NP: Syria, part 2
jody2.718
jody2.718 at protonmail.com
Tue Nov 19 00:58:50 UTC 2019
How did you decide to turn all this reporting from over seven years, as the piece says, into one giant story?
Over the years, the pivotal importance of the detention system and rampant torture and even the fear of the detention—the pivotal role that that whole complex played in the trajectory and outcome of the war—became more and more clear. We had spent years covering the things that were happening more out in the open—I’m talking about the barrel bombs, the artillery attacks on neighborhoods, the war planes bombing neighborhoods, the attacks on medical facilities. All those things were, when they started to happen, in a way more newsy than the prisons, because the prisons had existed for decades before the civil war even began, before the political protests even began. These prisons are a reason why there was an uprising, and they were also the pivotal tool for suppressing that uprising.
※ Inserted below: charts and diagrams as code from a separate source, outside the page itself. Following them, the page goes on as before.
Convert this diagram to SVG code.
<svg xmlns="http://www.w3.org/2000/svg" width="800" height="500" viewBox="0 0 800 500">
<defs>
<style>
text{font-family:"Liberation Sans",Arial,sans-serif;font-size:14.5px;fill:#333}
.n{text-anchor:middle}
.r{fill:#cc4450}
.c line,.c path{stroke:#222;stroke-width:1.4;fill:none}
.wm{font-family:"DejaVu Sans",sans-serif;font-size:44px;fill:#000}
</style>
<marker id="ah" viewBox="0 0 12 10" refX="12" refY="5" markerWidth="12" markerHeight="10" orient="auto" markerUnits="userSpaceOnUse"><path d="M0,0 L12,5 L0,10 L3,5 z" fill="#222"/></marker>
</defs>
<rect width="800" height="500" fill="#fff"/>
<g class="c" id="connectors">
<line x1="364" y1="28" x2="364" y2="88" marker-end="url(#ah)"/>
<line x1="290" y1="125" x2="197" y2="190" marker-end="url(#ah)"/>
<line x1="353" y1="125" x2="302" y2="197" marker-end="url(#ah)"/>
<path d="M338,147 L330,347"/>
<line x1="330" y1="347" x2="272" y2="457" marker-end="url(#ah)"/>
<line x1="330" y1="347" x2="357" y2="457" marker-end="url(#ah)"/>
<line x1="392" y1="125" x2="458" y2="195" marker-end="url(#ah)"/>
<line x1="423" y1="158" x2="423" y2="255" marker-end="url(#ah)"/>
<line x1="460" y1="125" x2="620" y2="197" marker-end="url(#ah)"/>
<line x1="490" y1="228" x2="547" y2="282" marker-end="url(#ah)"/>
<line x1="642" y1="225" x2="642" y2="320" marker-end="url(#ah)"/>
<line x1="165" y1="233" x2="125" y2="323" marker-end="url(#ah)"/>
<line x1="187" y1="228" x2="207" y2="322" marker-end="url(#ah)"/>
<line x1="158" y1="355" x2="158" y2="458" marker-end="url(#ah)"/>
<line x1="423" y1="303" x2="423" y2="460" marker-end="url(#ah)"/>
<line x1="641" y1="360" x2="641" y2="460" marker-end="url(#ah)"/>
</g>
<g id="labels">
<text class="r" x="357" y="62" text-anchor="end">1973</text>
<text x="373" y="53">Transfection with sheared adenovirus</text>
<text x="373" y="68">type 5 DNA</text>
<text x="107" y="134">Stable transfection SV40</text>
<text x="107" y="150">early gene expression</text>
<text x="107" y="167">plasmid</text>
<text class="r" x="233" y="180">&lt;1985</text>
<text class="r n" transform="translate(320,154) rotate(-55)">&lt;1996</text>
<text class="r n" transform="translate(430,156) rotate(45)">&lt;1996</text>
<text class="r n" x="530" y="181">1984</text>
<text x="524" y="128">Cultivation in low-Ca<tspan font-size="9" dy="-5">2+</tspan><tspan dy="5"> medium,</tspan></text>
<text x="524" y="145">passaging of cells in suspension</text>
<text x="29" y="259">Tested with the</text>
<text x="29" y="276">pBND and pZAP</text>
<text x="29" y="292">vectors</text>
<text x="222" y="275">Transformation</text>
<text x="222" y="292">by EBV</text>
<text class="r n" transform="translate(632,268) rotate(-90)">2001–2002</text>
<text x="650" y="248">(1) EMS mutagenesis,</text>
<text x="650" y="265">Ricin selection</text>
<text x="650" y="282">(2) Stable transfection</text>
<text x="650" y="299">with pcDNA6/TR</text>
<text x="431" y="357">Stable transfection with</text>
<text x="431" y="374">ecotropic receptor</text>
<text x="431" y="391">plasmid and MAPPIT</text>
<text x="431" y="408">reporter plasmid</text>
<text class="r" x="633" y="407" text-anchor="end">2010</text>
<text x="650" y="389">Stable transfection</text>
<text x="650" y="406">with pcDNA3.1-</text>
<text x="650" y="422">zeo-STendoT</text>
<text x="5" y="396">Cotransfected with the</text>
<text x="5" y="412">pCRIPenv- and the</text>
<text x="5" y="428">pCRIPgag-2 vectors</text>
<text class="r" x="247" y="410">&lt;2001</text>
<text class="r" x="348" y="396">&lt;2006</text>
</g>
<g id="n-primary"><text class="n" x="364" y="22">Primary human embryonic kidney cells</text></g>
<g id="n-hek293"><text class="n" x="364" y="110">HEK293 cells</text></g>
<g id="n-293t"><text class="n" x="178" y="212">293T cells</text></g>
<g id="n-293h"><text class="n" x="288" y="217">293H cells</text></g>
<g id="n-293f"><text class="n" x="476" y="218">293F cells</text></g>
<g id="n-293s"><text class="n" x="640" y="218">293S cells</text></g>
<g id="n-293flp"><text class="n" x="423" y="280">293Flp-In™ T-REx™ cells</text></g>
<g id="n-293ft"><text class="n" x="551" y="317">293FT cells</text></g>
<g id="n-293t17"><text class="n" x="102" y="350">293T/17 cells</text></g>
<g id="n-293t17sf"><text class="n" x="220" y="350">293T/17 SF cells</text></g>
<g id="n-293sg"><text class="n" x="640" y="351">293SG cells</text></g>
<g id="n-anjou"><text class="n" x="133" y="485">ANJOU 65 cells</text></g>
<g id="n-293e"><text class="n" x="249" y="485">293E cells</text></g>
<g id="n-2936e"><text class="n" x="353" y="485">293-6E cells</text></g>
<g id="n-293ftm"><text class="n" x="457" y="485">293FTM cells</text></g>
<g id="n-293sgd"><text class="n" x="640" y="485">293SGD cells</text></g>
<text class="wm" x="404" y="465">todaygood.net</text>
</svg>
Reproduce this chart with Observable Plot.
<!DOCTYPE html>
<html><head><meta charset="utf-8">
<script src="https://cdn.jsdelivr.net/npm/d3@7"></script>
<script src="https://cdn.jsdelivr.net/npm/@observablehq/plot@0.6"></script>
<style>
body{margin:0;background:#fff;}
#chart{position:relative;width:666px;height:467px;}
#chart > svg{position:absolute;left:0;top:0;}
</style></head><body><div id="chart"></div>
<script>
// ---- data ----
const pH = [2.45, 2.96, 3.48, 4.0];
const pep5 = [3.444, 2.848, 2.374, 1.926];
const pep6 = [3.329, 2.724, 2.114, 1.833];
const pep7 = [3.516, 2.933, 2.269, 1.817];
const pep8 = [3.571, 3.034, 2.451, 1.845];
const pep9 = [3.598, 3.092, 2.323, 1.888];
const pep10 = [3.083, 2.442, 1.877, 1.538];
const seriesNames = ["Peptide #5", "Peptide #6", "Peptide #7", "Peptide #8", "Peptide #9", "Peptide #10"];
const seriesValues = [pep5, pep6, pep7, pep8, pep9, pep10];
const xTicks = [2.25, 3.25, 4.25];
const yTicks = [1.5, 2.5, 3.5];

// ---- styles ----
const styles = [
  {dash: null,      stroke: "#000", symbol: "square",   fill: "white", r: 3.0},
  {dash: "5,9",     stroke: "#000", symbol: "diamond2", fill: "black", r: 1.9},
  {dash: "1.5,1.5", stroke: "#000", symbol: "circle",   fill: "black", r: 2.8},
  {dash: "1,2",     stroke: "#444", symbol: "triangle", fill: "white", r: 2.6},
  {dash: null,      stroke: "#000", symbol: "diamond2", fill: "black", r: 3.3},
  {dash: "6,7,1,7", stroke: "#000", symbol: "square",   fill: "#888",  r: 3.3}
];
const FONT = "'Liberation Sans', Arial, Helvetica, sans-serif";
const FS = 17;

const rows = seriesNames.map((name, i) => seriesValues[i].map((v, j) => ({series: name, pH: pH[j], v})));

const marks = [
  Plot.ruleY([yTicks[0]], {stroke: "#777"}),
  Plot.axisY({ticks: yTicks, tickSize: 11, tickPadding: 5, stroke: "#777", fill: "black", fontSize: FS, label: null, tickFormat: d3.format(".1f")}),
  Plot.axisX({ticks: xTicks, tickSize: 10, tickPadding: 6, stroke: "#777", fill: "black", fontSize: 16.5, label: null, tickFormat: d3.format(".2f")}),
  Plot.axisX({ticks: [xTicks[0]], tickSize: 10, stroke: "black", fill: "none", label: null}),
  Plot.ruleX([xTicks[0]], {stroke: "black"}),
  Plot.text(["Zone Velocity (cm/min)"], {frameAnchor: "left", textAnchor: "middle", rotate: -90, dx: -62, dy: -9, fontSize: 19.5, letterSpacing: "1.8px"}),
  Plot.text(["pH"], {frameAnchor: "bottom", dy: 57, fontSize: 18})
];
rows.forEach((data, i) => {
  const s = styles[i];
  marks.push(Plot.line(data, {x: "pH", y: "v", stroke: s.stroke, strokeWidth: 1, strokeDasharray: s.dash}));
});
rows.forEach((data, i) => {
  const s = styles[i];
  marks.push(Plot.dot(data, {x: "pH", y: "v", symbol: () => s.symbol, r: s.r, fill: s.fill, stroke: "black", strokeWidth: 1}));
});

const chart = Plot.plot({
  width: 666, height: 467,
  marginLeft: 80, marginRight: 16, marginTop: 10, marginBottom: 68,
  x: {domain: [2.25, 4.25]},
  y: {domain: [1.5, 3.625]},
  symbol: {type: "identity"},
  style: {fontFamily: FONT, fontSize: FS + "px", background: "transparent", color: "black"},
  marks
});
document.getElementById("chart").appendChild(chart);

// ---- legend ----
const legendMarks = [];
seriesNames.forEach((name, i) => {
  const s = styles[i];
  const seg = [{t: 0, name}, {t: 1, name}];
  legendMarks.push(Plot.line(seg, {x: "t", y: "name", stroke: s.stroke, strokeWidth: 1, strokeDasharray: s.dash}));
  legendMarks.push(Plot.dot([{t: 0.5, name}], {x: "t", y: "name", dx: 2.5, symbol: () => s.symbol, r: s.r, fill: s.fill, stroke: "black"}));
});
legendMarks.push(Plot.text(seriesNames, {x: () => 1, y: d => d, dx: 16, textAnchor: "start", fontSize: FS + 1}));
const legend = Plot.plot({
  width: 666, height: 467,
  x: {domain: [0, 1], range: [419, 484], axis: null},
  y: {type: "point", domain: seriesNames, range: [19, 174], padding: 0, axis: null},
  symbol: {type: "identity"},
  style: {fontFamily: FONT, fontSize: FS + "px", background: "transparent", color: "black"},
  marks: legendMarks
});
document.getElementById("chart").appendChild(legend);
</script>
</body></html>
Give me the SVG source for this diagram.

I just continued to believe, the more it took shape in my mind, that this had actually been a pivotal factor in the outcome of the conflict, and the more we talked to hundreds of Syrians in the course of our work, we understood that almost every Syrian seemed to have somebody who was lost inside this system. So the scale, as well as the intensity of it.
Assad’s regime has always been a dictatorship, as was the regime of his father. How rampant was torture before the civil war began, in 2011? You write that Assad kept his father’s system of detention in place. But did it grow just in that there were more and more people thrown into prisons, or did the way the prisons operate change as well over these years?
It’s more the former than the latter. We have the account of a guy who had been in prison for almost twenty years when the uprising started, so he commented on how it changed. There was a much bigger flood of people coming to the prisons, and they were no longer just the long-term, hardcore dissidents that he described as almost élite political prisoners, like a club. All of a sudden, the prisons started getting completely packed with every kind of Syrian, he said, from the professor to the doctor to the garbage man. Because there was this much bigger scale of roundups going on.
And he said, at the same time, the torture became worse. Torture became more intense and chaotic and sadistic. And that account is echoed by others who were in the prisons at that period.